When you focus more on the process, it not only gives you profits in the long run but builds your confidence as well. It allows you to maintain a consistent and disciplined approach to trading avoiding costly mistakes as you become an experienced trader. 

However, achieving this takes time, patience and deliberate practice because it is hard not to focus fully on making profits without making a few changes. 

How to focus on the process 

Your tools or skills alone aren’t enough to make you profitable. It can help with short-term success and decision making but it can only hold up for so long if you want a long-term career in the market. 

Take time to learn how to trade properly, and understand the market, forex trading techniques and setups. Learn how to properly manage risks with stop loss and proper position sizing in order to keep improving your experience in the market.

In addition, maintain a comprehensive trading checklist. A trading checklist will help maintain objectivity and focus on process-oriented goals. It will also enable you to make trades that suit your trading plan and risk level and inform your decision-making.

4. Avoid overconfidence when trading 

Overconfidence can make traders overrate their abilities and become unreasonably confident in their expectations and trading decisions. It is the reason why most traders fail and can affect both experienced and new traders.

While confidence in trading is crucial in decision-making, overconfidence causes traders to underrate the market. This can lead traders to take risky decisions like aggressive market timing, executing inflexible strategies, overtrading, trading big positions, and ignoring volatility in the markets.

In addition, it can create an illusion to traders that they have control over the market. But it can be dangerous when you fail to properly access the risks and take steps to manage them.

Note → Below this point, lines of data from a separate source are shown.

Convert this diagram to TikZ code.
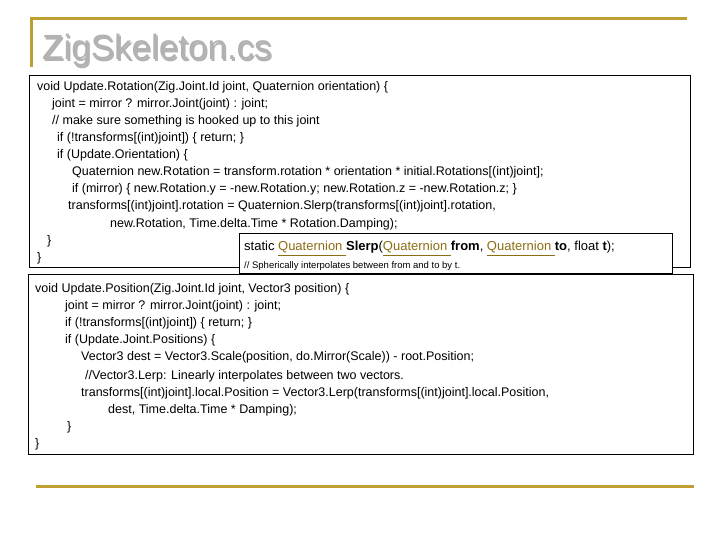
\documentclass[tikz,border=0pt]{standalone}
\usepackage{fontspec}
\setmainfont{Liberation Sans}
\usetikzlibrary{positioning}
\definecolor{gold}{RGB}{190,160,50}
\definecolor{titlegreen}{RGB}{30,100,50}
\definecolor{linkcol}{RGB}{140,110,20}
\tikzstyle{codeline} = [anchor=base west,inner sep=0pt,font=\fontsize{12.5}{14}\selectfont]
\tikzstyle{codebox} = [draw=black,line width=0.8pt]
\tikzstyle{rule} = [draw=gold,line width=3pt]
\newcommand{\qlink}[1]{\textcolor{linkcol}{\underline{#1}}}

\begin{document}
\begin{tikzpicture}[x=1pt,y=-1pt]
	\useasboundingbox (0,0) rectangle (720,540);

	%title and rules
	\draw [rule] (30,19) -- (687,19);
	\draw [rule] (31.5,19) -- (31.5,67);
	\draw [rule] (36,486) -- (694,486);
	\node (title) [anchor=base west,inner sep=0pt,font=\fontsize{35}{38}\selectfont,text=titlegreen] at (42,60) {\pgfsetfillcolor{black!30}\rlap{\kern1.5pt\raisebox{-1.5pt}{ZigSkeleton.cs}}ZigSkeleton.cs};

	%Rotation
	\draw [codebox] (29,75) rectangle (690,267);
	\node (r1) [codeline] at (37,91) {void Update.Rotation(Zig.Joint.Id joint, Quaternion orientation) \{};
	\node (r2) [codeline] at (52,108) {joint = mirror ? mirror.Joint(joint) : joint;};
	\node (r3) [codeline] at (52,125) {// make sure something is hooked up to this joint};
	\node (r4) [codeline] at (57,142) {if (!transforms[(int)joint]) \{ return; \}};
	\node (r5) [codeline] at (57,159) {if (Update.Orientation) \{};
	\node (r6) [codeline] at (72,176) {Quaternion new.Rotation = transform.rotation * orientation * initial.Rotations[(int)joint];};
	\node (r7) [codeline] at (72,193) {if (mirror) \{ new.Rotation.y = -new.Rotation.y; new.Rotation.z = -new.Rotation.z; \}};
	\node (r8) [codeline] at (68,210) {transforms[(int)joint].rotation = Quaternion.Slerp(transforms[(int)joint].rotation,};
	\node (r9) [codeline] at (110,227) {new.Rotation, Time.delta.Time * Rotation.Damping);};
	\node (r10) [codeline] at (47,244) {\}};
	\node (r11) [codeline] at (37,261) {\}};

	%Slerp popup
	\draw [codebox,fill=white] (239,233) rectangle (672,273);
	\node (s1) [codeline,font=\fontsize{13}{14}\selectfont] at (244,251) {static \qlink{Quaternion }\textbf{Slerp}(\qlink{Quaternion }\textbf{from}, \qlink{Quaternion }\textbf{to}, float \textbf{t});};
	\node (s2) [codeline,font=\fontsize{9.5}{10}\selectfont] at (244,268) {// Spherically interpolates between from and to by t.};

	%Position
	\draw [codebox] (28,274) rectangle (693,454);
	\node (p1) [codeline] at (35,292) {void Update.Position(Zig.Joint.Id joint, Vector3 position) \{};
	\node (p2) [codeline] at (65,309) {joint = mirror ? mirror.Joint(joint) : joint;};
	\node (p3) [codeline] at (65,326) {if (!transforms[(int)joint]) \{ return; \}};
	\node (p4) [codeline] at (65,343) {if (Update.Joint.Positions) \{};
	\node (p5) [codeline] at (81,360) {Vector3 dest = Vector3.Scale(position, do.Mirror(Scale)) - root.Position;};
	\node (p6) [codeline] at (85,379) {//Vector3.Lerp: Linearly interpolates between two vectors.};
	\node (p7) [codeline] at (81,396) {transforms[(int)joint].local.Position = Vector3.Lerp(transforms[(int)joint].local.Position,};
	\node (p8) [codeline] at (108,413) {dest, Time.delta.Time * Damping);};
	\node (p9) [codeline] at (67,430) {\}};
	\node (p10) [codeline] at (35,447) {\}};
\end{tikzpicture}
\end{document}
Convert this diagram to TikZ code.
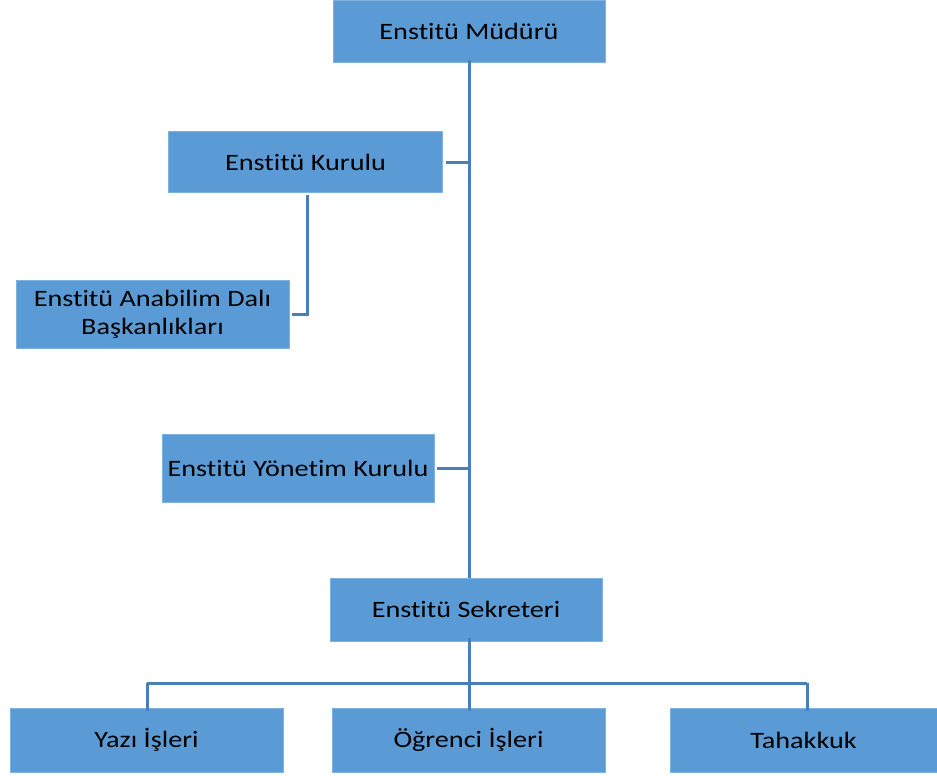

This is why overconfident traders are less likely to test out their strategies because of the innate belief that it is going to work. 

Since their ego stops them from looking for new techniques or building their skills, overconfident traders could end up relying on outdated techniques. 

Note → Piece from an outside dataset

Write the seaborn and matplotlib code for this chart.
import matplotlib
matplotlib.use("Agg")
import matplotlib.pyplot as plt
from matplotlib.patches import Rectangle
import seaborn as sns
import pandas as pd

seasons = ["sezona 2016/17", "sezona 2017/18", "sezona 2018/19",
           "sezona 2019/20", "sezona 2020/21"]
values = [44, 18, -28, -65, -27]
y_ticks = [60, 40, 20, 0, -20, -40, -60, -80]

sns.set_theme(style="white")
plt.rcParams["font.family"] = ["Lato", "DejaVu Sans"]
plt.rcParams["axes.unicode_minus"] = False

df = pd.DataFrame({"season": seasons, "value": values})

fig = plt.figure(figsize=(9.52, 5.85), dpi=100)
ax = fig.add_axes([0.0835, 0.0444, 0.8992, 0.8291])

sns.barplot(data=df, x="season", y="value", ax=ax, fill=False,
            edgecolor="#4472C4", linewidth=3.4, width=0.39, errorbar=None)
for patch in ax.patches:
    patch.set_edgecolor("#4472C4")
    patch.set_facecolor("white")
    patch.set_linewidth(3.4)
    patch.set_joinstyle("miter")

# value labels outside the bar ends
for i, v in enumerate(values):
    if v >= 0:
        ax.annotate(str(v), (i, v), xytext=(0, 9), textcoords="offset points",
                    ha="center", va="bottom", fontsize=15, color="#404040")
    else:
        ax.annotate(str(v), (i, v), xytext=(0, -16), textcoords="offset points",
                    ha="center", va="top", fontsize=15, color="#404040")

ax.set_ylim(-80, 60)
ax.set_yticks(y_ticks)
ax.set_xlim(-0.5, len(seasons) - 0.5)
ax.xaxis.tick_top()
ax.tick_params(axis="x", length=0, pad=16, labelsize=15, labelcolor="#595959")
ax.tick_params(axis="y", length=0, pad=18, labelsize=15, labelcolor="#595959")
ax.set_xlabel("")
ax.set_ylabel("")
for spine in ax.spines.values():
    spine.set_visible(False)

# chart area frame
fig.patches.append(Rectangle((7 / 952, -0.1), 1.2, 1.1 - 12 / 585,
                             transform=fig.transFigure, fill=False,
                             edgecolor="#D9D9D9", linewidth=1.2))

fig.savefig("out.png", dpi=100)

How to avoid overconfidence in trading 

Overconfidence can lead to difficulty while trading. But luckily, there are a few steps you can use to manage it:

  •  Stay Humble: Most times, after a trader had experienced an extensive winning streak, and believes that they have perfected their strategies. It could also happen when traders believe they are better than average and ignore the process of becoming successful traders. So, remember that you are not perfect. No trader is. You may experience remarkable success with your strategy, but things keep changing and you must be open enough to change with it. 
  • Journal your trades: Use a journal to record every aspect of your trades: entry, exit, risk management tools, losses, profits, and more. This helps you to have a more realistic view of the market when you notice how the market changes with each trade and increase your chances of being a successful trader. Plus, it is a good way to maintain accountability and be honest with yourself about your ability and skills.
  • Listen to alternative perspectives: You can join trading forums and groups to listen to other perspectives about the market. It is also advisable to watch videos or read blog posts from traders who you respect and see how they do things.

Even if you don’t end up adopting parts of their techniques or belief about the market, it still makes you aware that there are different ways of doing things.

5. Make Calculated Efforts 

Making informed trading decisions requires you to approach every trade with care and take calculated steps toward achieving your goals. To achieve this, always backtest your strategies to see what parts of them work and what don’t. Also, keep a record of your predictions and analysis of the market and measure it against the results of your trades. This will help you to tweak your actions and provide more practical information to work with.

Being intentional and conscious of the steps you take before trading, increases your chances of success. It also mutes out market noise and speculation because you are confident in your decision. Making calculated efforts helps to cut down impulsive and risky actions which could negatively affect your portfolio.

Conclusion 


For traders, making informed decisions can be a challenging task but it can be done with research and confidence in your ability. Always keep in touch with the current happenings in your market and keep updating your arsenal with indicators that will make your decision-making easier. 

When your trading confidence takes a hit, take a step back to examine the situation. Review trades that were unsuccessful and take time to identify the problems with such trades. When the issues have been identified, take a prudent approach toward the market until your confidence is restored.